Даже с описаниями дело шло туго. Вызубрить — можно, не привыкать, но понять?
Но научиться отличать одно от другого, когда оно не нарисовано со всем тщанием в книге, а торчит среди прочих в цветнике? Придется — поскольку вчера во дворе, выслушивая отчет о расследовании, господин герцог соизволил ткнуть пальцем в переплетение колючих стеблей, украшенных маленькими бутонами, и вопросил «что это?», а ответом «цветы» не удовлетворился. Второй ошибки он не позволит.

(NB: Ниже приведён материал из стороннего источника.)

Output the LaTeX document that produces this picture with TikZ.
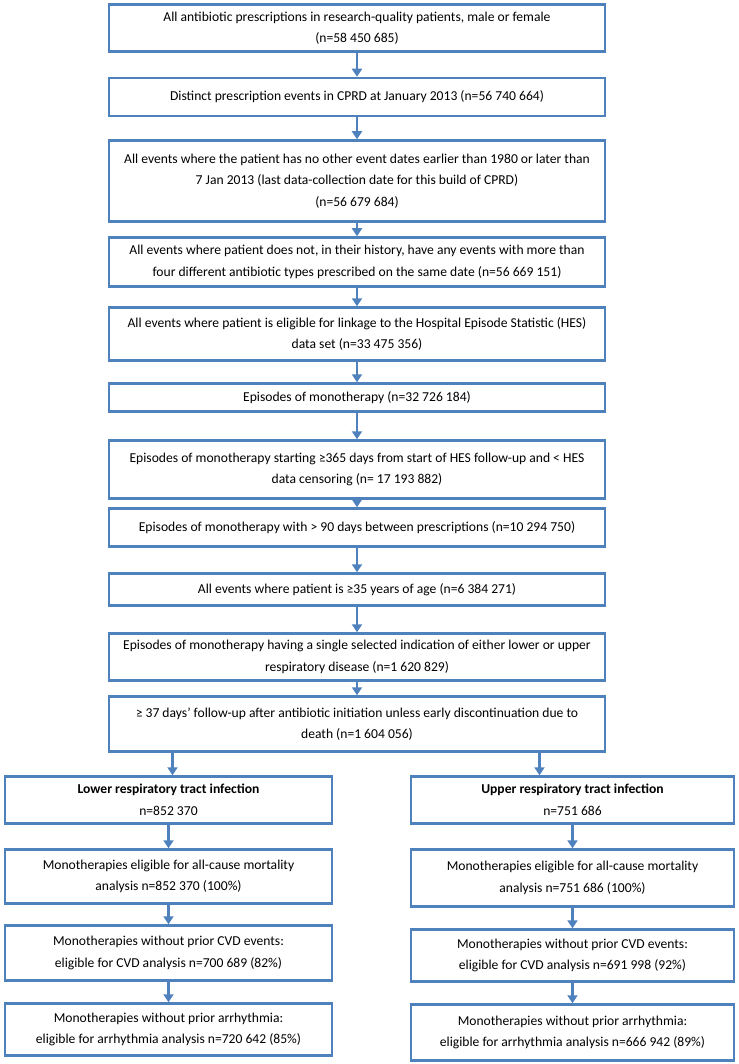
\documentclass[tikz,border=0pt]{standalone}
\usepackage{fontspec}
\setmainfont{Carlito}
\usetikzlibrary{arrows.meta,calc}
\definecolor{boxblue}{RGB}{79,129,189}

\begin{document}
\begin{tikzpicture}[x=1pt,y=-1pt,
  every node/.style={font=\fontsize{13.6}{21.5}\selectfont},
  box/.style={draw=boxblue,line width=2.5pt,align=center,inner sep=0pt},
  mainbox/.style={box,minimum width=496pt},
  leftbox/.style={box,minimum width=327pt},
  rightbox/.style={box,minimum width=323pt},
  arr/.style={boxblue,line width=2.5pt,-{Triangle[width=10pt,length=8pt]}}]
  \useasboundingbox (0,0) rectangle (738,1064);

  % Main column
  \node[mainbox,minimum height=47pt] (b1) at (357,28)
    {All antibiotic prescriptions in research-quality patients, male or female\\(n=58 450 685)};
  \node[mainbox,minimum height=38pt] (b2) at (357,97)
    {Distinct prescription events in CPRD at January 2013 (n=56 740 664)};
  \node[mainbox,minimum height=81pt] (b3) at (357,181)
    {All events where the patient has no other event dates earlier than 1980 or later than\\7 Jan 2013 (last data-collection date for this build of CPRD)\\(n=56 679 684)};
  \node[mainbox,minimum height=49pt] (b4) at (357,262)
    {All events where patient does not, in their history, have any events with more than\\four different antibiotic types prescribed on the same date (n=56 669 151)};
  \node[mainbox,minimum height=53pt] (b5) at (357,334)
    {All events where patient is eligible for linkage to the Hospital Episode Statistic (HES)\\data set (n=33 475 356)};
  \node[mainbox,minimum height=28pt] (b6) at (357,397.5)
    {Episodes of monotherapy (n=32 726 184)};
  \node[mainbox,minimum height=58pt] (b7) at (357,469.5)
    {Episodes of monotherapy starting ≥365 days from start of HES follow-up and < HES\\data censoring (n= 17 193 882)};
  \node[mainbox,minimum height=38pt] (b8) at (357,527.5)
    {Episodes of monotherapy with > 90 days between prescriptions (n=10 294 750)};
  \node[mainbox,minimum height=32pt] (b9) at (357,589.5)
    {All events where patient is ≥35 years of age (n=6 384 271)};
  \node[mainbox,minimum height=47pt] (b10) at (357,657)
    {Episodes of monotherapy having a single selected indication of either lower or upper\\respiratory disease (n=1 620 829)};
  \node[mainbox,minimum height=55pt] (b11) at (357,724)
    {≥ 37 days’ follow-up after antibiotic initiation unless early discontinuation due to\\death (n=1 604 056)};

  % Lower respiratory branch
  \node[leftbox,minimum height=47pt] (l1) at (168.5,800)
    {\textbf{Lower respiratory tract infection}\\n=852 370};
  \node[leftbox,minimum height=54pt] (l2) at (168.5,876.5)
    {Monotherapies eligible for all-cause mortality\\analysis n=852 370 (100\%)};
  \node[leftbox,minimum height=55pt] (l3) at (168.5,953)
    {Monotherapies without prior CVD events:\\eligible for CVD analysis n=700 689 (82\%)};
  \node[leftbox,minimum height=52pt] (l4) at (168.5,1029.5)
    {Monotherapies without prior arrhythmia:\\eligible for arrhythmia analysis n=720 642 (85\%)};

  % Upper respiratory branch
  \node[rightbox,minimum height=47pt] (r1) at (572.5,800)
    {\textbf{Upper respiratory tract infection}\\n=751 686};
  \node[rightbox,minimum height=57pt] (r2) at (572.5,878)
    {Monotherapies eligible for all-cause mortality\\analysis n=751 686 (100\%)};
  \node[rightbox,minimum height=52pt] (r3) at (572.5,955.5)
    {Monotherapies without prior CVD events:\\eligible for CVD analysis n=691 998 (92\%)};
  \node[rightbox,minimum height=56pt] (r4) at (572.5,1032.5)
    {Monotherapies without prior arrhythmia:\\eligible for arrhythmia analysis n=666 942 (89\%)};

  % Arrows
  \foreach \a/\b in {b1/b2,b2/b3,b3/b4,b4/b5,b5/b6,b6/b7,b7/b8,b8/b9,b9/b10,b10/b11,
                     l1/l2,l2/l3,l3/l4,r1/r2,r2/r3,r3/r4}
    \draw[arr] (\a) -- (\b);
  \draw[arr] ($(b11.south -| l1.north)+(4,0)$) -- ($(l1.north)+(4,0)$);
  \draw[arr] ($(b11.south -| r1.north)+(-33,0)$) -- ($(r1.north)+(-33,0)$);

\end{tikzpicture}
\end{document}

И это только описания; а целебные свойства, а обработка, а история, а обычаи, а верования и суеверия?.. Вот взять тот злосчастный путаный приземистый куст — он и геллеборус, известный древним ромеям, корень которого применялся для лечения падучей, он же и рождественская роза в Альбе, потому что цвести может и на Рождество Христово, прямо под снегом, а здесь в Орлеане — ведьмина роза — ровно по той же причине. Ну не наказание ли? Шаги в коридоре были нарочито громкими и очень военными. Дежурный офицер.
Значит, что-то случилось. С большими странными вещами они по-прежнему обращаются к господину де Вилльдьё, а вот с происшествиями предпочитают ходить к нему, к Эсме. А это происшествие, а не приказ, потому что офицер с приказом не стал бы заботиться о том, чтобы его услышали заранее.

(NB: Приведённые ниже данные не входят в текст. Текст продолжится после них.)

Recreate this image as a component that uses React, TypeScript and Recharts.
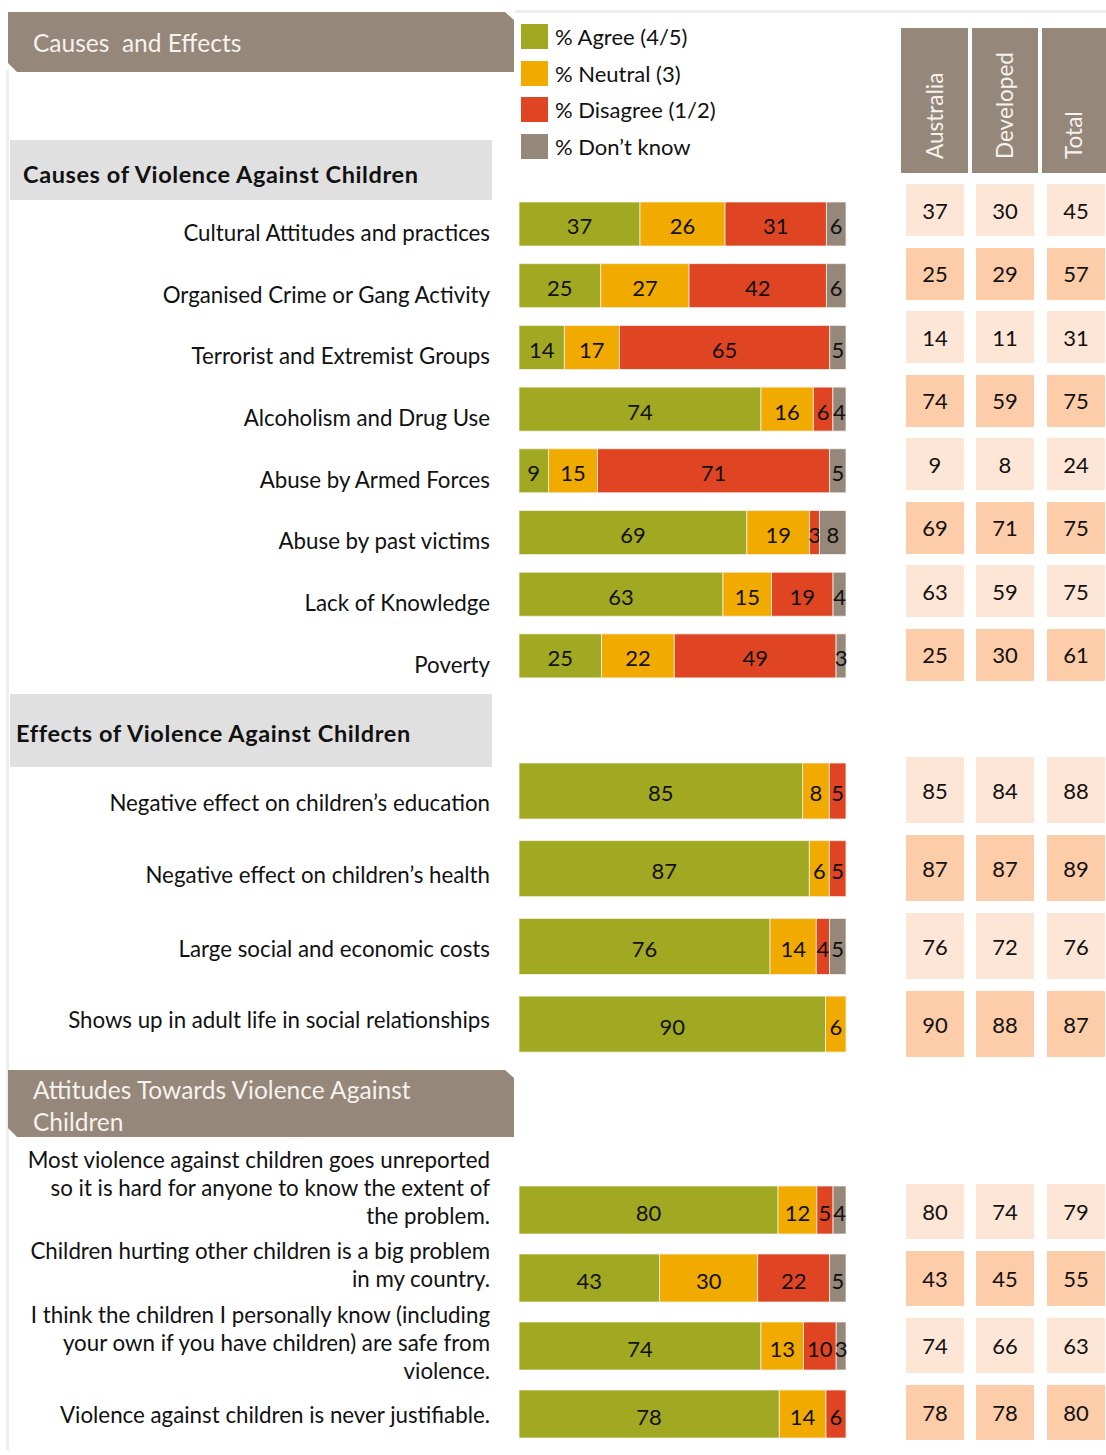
import React from 'react';
import { BarChart, Bar, XAxis, YAxis } from 'recharts';

// ---- data ----
const causeLabels = [
    ['Cultural Attitudes and practices'],
    ['Organised Crime or Gang Activity'],
    ['Terrorist and Extremist Groups'],
    ['Alcoholism and Drug Use'],
    ['Abuse by Armed Forces'],
    ['Abuse by past victims'],
    ['Lack of Knowledge'],
    ['Poverty'],
];
const causeAgree = [37, 25, 14, 74, 9, 69, 63, 25];
const causeNeutral = [26, 27, 17, 16, 15, 19, 15, 22];
const causeDisagree = [31, 42, 65, 6, 71, 3, 19, 49];
const causeDontKnow = [6, 6, 5, 4, 5, 8, 4, 3];
const causeAustralia = [37, 25, 14, 74, 9, 69, 63, 25];
const causeDeveloped = [30, 29, 11, 59, 8, 71, 59, 30];
const causeTotal = [45, 57, 31, 75, 24, 75, 75, 61];

const effectLabels = [
    ['Negative effect on children’s education'],
    ['Negative effect on children’s health'],
    ['Large social and economic costs'],
    ['Shows up in adult life in social relationships'],
];
const effectAgree = [85, 87, 76, 90];
const effectNeutral = [8, 6, 14, 6];
const effectDisagree = [5, 5, 4, 0];
const effectDontKnow = [0, 0, 5, 0];
const effectAustralia = [85, 87, 76, 90];
const effectDeveloped = [84, 87, 72, 88];
const effectTotal = [88, 89, 76, 87];

const attitudeLabels = [
    ['Most violence against children goes unreported', 'so it is hard for anyone to know the extent of', 'the problem.'],
    ['Children hurting other children is a big problem', 'in my country.'],
    ['I think the children I personally know (including', 'your own if you have children) are safe from', 'violence.'],
    ['Violence against children is never justifiable.'],
];
const attitudeAgree = [80, 43, 74, 78];
const attitudeNeutral = [12, 30, 13, 14];
const attitudeDisagree = [5, 22, 10, 6];
const attitudeDontKnow = [4, 5, 3, 0];
const attitudeAustralia = [80, 43, 74, 78];
const attitudeDeveloped = [74, 45, 66, 78];
const attitudeTotal = [79, 55, 63, 80];

const legendItems = ['% Agree (4/5)', '% Neutral (3)', '% Disagree (1/2)', '% Don’t know'];
const tableHeaders = ['Australia', 'Developed', 'Total'];

// ---- styling ----
const FONT = 'Lato, "Noto Sans", sans-serif';
const COLORS = { agree: '#a1a821', neutral: '#f1aa00', disagree: '#e04523', dk: '#958779' };
const TAUPE = '#958779';
const CELL_LIGHT = '#fee6d7';
const CELL_DARK = '#fdcca9';
const KEYS = ['agree', 'neutral', 'disagree', 'dk'] as const;

type Row = { name: string; lines: string[]; agree: number; neutral: number; disagree: number; dk: number };

function buildRows(labels: string[][], a: number[], n: number[], d: number[], k: number[]): Row[] {
    return labels.map((lines, i) => ({
        name: lines.join(' '),
        lines,
        agree: a[i],
        neutral: n[i],
        disagree: d[i],
        dk: k[i],
    }));
}

const causeRows = buildRows(causeLabels, causeAgree, causeNeutral, causeDisagree, causeDontKnow);
const effectRows = buildRows(effectLabels, effectAgree, effectNeutral, effectDisagree, effectDontKnow);
const attitudeRows = buildRows(attitudeLabels, attitudeAgree, attitudeNeutral, attitudeDisagree, attitudeDontKnow);

function segmentShape(key: string) {
    return (props: any) => {
        const { x, y, width, height, payload, fill } = props;
        const v = payload ? payload[key] : 0;
        if (!v || !width) return <g />;
        return (
            <g>
                <rect x={x} y={y} width={width} height={height} fill={fill} stroke="#f3efe6" strokeWidth={0.8} />
                <text
                    x={x + width / 2}
                    y={y + height / 2 + 2}
                    textAnchor="middle"
                    dominantBaseline="central"
                    fontSize={22}
                    fontFamily={FONT}
                    fill="#111"
                >
                    {v}
                </text>
            </g>
        );
    };
}

interface SectionProps {
    rows: Row[];
    top: number;
    rowGap: number;
    barSize: number;
    padTop: number;
    shift: number[];
}

function StackSection({ rows, top, rowGap, barSize, padTop, shift }: SectionProps) {
    const height = padTop + rows.length * rowGap;
    const renderTick = (props: any) => {
        const { y, index } = props;
        const row = rows[index];
        if (!row) return <g />;
        const n = row.lines.length;
        const base = y + (shift[index] ?? 0) + 7;
        return (
            <text x={490} textAnchor="end" fontSize={22.3} fontFamily={FONT} fill="#111">
                {row.lines.map((ln, i) => (
                    <tspan key={i} x={490} y={base + (i - (n - 1) / 2) * 28}>
                        {ln}
                    </tspan>
                ))}
            </text>
        );
    };
    return (
        <div style={{ position: 'absolute', left: 0, top: top - padTop }}>
            <BarChart
                width={850}
                height={height}
                data={rows}
                layout="vertical"
                stackOffset="expand"
                barCategoryGap={0}
                margin={{ top: padTop, right: 4, left: 0, bottom: 0 }}
            >
                <XAxis type="number" hide domain={[0, 1]} />
                <YAxis
                    type="category"
                    dataKey="name"
                    width={519}
                    axisLine={false}
                    tickLine={false}
                    interval={0}
                    tick={renderTick}
                />
                {KEYS.map((k) => (
                    <Bar
                        key={k}
                        dataKey={k}
                        stackId="s"
                        fill={COLORS[k]}
                        barSize={barSize}
                        isAnimationActive={false}
                        shape={segmentShape(k)}
                    />
                ))}
            </BarChart>
        </div>
    );
}

interface TableProps {
    cols: number[][];
    top: number;
    rowGap: number;
    cellH: number;
}

const cellX = [906, 976, 1047];

function ValueTable({ cols, top, rowGap, cellH }: TableProps) {
    const cells: React.ReactNode[] = [];
    cols.forEach((vals, c) => {
        vals.forEach((v, r) => {
            cells.push(
                <div
                    key={`${c}-${r}`}
                    style={{
                        position: 'absolute',
                        left: cellX[c],
                        top: top + r * rowGap,
                        width: 58,
                        height: cellH,
                        background: r % 2 === 0 ? CELL_LIGHT : CELL_DARK,
                        display: 'flex',
                        alignItems: 'center',
                        justifyContent: 'center',
                        fontSize: 22,
                        color: '#111',
                    }}
                >
                    {v}
                </div>
            );
        });
    });
    return <>{cells}</>;
}

const bannerClip = 'polygon(0 0, calc(100% - 9px) 0, 100% 8px, 100% 100%, 9px 100%, 0 calc(100% - 9px))';

export default function App() {
    return (
        <div
            style={{
                position: 'absolute',
                left: 0,
                top: 0,
                width: 1106,
                height: 1455,
                background: '#fff',
                fontFamily: FONT,
                overflow: 'hidden',
            }}
        >
            {/* frame lines */}
            <div style={{ position: 'absolute', left: 515, top: 10, width: 591, height: 3, background: '#efeeec' }} />
            <div style={{ position: 'absolute', left: 6, top: 70, width: 3, height: 1380, background: '#efeeec' }} />

            {/* banner */}
            <div
                style={{
                    position: 'absolute',
                    left: 8,
                    top: 12,
                    width: 506,
                    height: 60,
                    background: TAUPE,
                    clipPath: bannerClip,
                    color: '#f6f2ee',
                    fontSize: 24.5,
                    lineHeight: '62px',
                    paddingLeft: 25,
                    boxSizing: 'border-box',
                    whiteSpace: 'pre',
                }}
            >
                {'Causes  and Effects'}
            </div>

            {/* section headings */}
            <div
                style={{
                    position: 'absolute',
                    left: 10,
                    top: 140,
                    width: 482,
                    height: 60,
                    background: '#e0e0e0',
                    fontWeight: 700,
                    fontSize: 23.5,
                    letterSpacing: 0.6,
                    lineHeight: '68px',
                    paddingLeft: 13,
                    boxSizing: 'border-box',
                    color: '#111',
                    whiteSpace: 'nowrap',
                }}
            >
                Causes of Violence Against Children
            </div>
            <div
                style={{
                    position: 'absolute',
                    left: 10,
                    top: 694,
                    width: 482,
                    height: 73,
                    background: '#e0e0e0',
                    fontWeight: 700,
                    fontSize: 23.5,
                    letterSpacing: 0.6,
                    lineHeight: '78px',
                    paddingLeft: 6,
                    boxSizing: 'border-box',
                    color: '#111',
                    whiteSpace: 'nowrap',
                }}
            >
                Effects of Violence Against Children
            </div>
            <div
                style={{
                    position: 'absolute',
                    left: 8,
                    top: 1070,
                    width: 506,
                    height: 67,
                    background: TAUPE,
                    clipPath: bannerClip,
                    color: '#f6f2ee',
                    fontSize: 24.5,
                    lineHeight: '32px',
                    paddingLeft: 25,
                    paddingTop: 4,
                    boxSizing: 'border-box',
                }}
            >
                Attitudes Towards Violence Against
                <br />
                Children
            </div>

            {/* legend */}
            {legendItems.map((t, i) => (
                <div key={t} style={{ position: 'absolute', left: 521, top: 24 + i * 36.7, height: 25, display: 'flex', alignItems: 'center' }}>
                    <div style={{ width: 27, height: 25, background: COLORS[KEYS[i]] }} />
                    <span style={{ marginLeft: 7, fontSize: 22, color: '#111', whiteSpace: 'nowrap' }}>{t}</span>
                </div>
            ))}

            {/* table headers */}
            {tableHeaders.map((h, i) => (
                <div
                    key={h}
                    style={{
                        position: 'absolute',
                        left: [901, 972, 1042][i],
                        top: 28,
                        width: [67, 66, 64][i],
                        height: 145,
                        background: TAUPE,
                    }}
                >
                    <div
                        style={{
                            position: 'absolute',
                            left: '50%',
                            top: 131,
                            transform: 'rotate(-90deg)',
                            transformOrigin: '0 0',
                            marginLeft: -13,
                            color: '#f6f2ee',
                            fontSize: 22.5,
                            lineHeight: '26px',
                            whiteSpace: 'nowrap',
                        }}
                    >
                        {h}
                    </div>
                </div>
            ))}

            {/* bars */}
            <StackSection rows={causeRows} top={193} rowGap={61.7} barSize={44} padTop={0} shift={[10, 10, 10, 10, 10, 10, 10, 10]} />
            <StackSection rows={effectRows} top={752} rowGap={77.7} barSize={56} padTop={0} shift={[13, 7, 4, -3]} />
            <StackSection rows={attitudeRows} top={1176} rowGap={68} barSize={48} padTop={45} shift={[-21, -12, -2, 2]} />

            {/* tables */}
            <ValueTable cols={[causeAustralia, causeDeveloped, causeTotal]} top={184} rowGap={63.5} cellH={52} />
            <ValueTable cols={[effectAustralia, effectDeveloped, effectTotal]} top={757} rowGap={78} cellH={66} />
            <ValueTable cols={[attitudeAustralia, attitudeDeveloped, attitudeTotal]} top={1184} rowGap={67} cellH={55} />
        </div>
    );
}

— Простите, что отрываю вас, шевалье…
— Что вы… Слова строятся в ряды, движения совершаются сами собой. Де ла Контри, уже не знакомый, еще не друг — вероятно, приятель. Старше возрастом и званием, но младше близостью к патрону. Эти танцы вряд ли пригодятся дома, но освоить их было правильно — теперь можно не тратить время.
— … молодая женщина, по виду — простого звания, говорит как уроженка Лютеции. Знает латынь, но училась ей по книгам. Требует допустить ее к Его Высочеству. Просила передать «мэтр Бретиньи был первым».
— Распорядитесь задержать и обращаться предельно внимательно, будьте так любезны. — Он мог бы приказать, и система этикета не прогнулась бы; но лучше — просить, тем более, что в подобной просьбе ни один человек в этом доме не откажет, ему в голову не придет. — Я сейчас спущусь. Шантажистка? Вымогательница? Да нет, это слишком уж глупо, соваться в этот дом с вымогательством, простолюдинке — и прямо к господину герцогу. Тем более, что тайна уже ведома всему городу. Значит — свидетельница, важная свидетельница, если очень повезет, то родня переписчика. Сестра, дочка, племянница… знает латынь? Для простолюдинки это удивительное дело, но еще удивительнее, что де ла Контри с этого начал.
— Почему язык показался вам важным? — Хорошо все же быть иностранцем и младшим, можно задавать вопросы. Только улыбку при этом лучше убрать.
— Потому, — медленно отвечает де ла Контри, — что на указательном пальце у нее — ороговевшая вмятина.
— А… — кивает Эсме. — Хорошо бы она никуда не делась.